The MWC presented the BCS with a proposal Wednesday to create an eight-team playoff system that would allow greater access to the national championship game to teams outside the six most powerful leagues.
Commissioner Craig Thompson and four university leaders from the MWC announced details on a conference call and the entire 21‚Ñ2-page proposal was posted on the league’s Web site.
“I will put this as bluntly as a I can,” said Tom Buchanan, University of Wyoming president and chairman of the MWC board of directors. “We all believe that change is needed. The current system is not fair and somebody needs to stand up and say that and ask for dialogue amongst all the parties involved.
“Our goal is to find a system that is best for college football.”
The next BCS meeting is scheduled for April in Pasadena, Calif.
“I would strongly suggest this will be a conversation topic,” Thompson said.
Thompson would not speculate how the proposal will be received, but the chances of it being met with anything other than a resounding ’No thank you’ from the commissioners of the six automatic qualifying conferences seems remote — at best.
“We have received the Mountain West proposal,” BCS coordinator and ACC commissioner John Swofford said in a statement. “Some of these ideas or similar ones have been addressed before in BCS meetings. We will make sure that the proposal has a full airing by the commissioners and presidents, and we will respond to the Mountain West at the conclusion of those discussions.”
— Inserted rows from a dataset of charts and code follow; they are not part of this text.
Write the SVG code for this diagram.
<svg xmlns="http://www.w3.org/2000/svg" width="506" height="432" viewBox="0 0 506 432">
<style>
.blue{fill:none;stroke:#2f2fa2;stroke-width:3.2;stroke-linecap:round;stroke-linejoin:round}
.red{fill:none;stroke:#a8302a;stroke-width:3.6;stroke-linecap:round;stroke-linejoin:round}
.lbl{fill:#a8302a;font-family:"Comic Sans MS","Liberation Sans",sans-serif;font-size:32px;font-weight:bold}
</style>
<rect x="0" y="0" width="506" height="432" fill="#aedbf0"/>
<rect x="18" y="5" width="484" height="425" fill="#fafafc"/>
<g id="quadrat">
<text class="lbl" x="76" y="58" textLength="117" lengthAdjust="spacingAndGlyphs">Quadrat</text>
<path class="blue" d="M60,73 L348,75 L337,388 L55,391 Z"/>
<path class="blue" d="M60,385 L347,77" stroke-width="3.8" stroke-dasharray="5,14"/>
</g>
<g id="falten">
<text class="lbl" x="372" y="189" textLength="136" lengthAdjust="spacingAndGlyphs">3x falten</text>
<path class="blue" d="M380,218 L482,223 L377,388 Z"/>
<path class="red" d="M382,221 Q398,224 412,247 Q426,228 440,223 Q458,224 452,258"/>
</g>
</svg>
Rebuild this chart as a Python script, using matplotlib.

The Bowl Championship Series last summer shot down a proposal brought by Southeastern Conference commissioner Mike Slive that would have created a four-team playoff.
One of the reasons commissioners from the Big East, Big 12, Pac-10 and Big Ten gave for being against the so-called plus-one model Slive presented was a fear that any playoff system would inevitably expand.
Even in the SEC and Atlantic Coast Conference, which also supported a plus-one, there are no signs university presidents want an NFL-style playoff system.
Meanwhile, fans and many members of the media grow more vocal in support of a playoff each time the current BCS format, which only gives two teams a chance to win a national title in the postseason, fails to produce totally satisfying results.
Now, the Mountain West is vowing to be an advocate for those frustrated by the BCS.
“This is not a gesture on our part,” San Diego State University president Stephen Weber said. “There is a fundamental unfairness here that I think the whole country is aware of and somebody’s got to stand up and confront that unfairness.”
The conferences with automatic access to the five BCS games are the Big East, Big Ten, Big 12, SEC, ACC and Pac-10.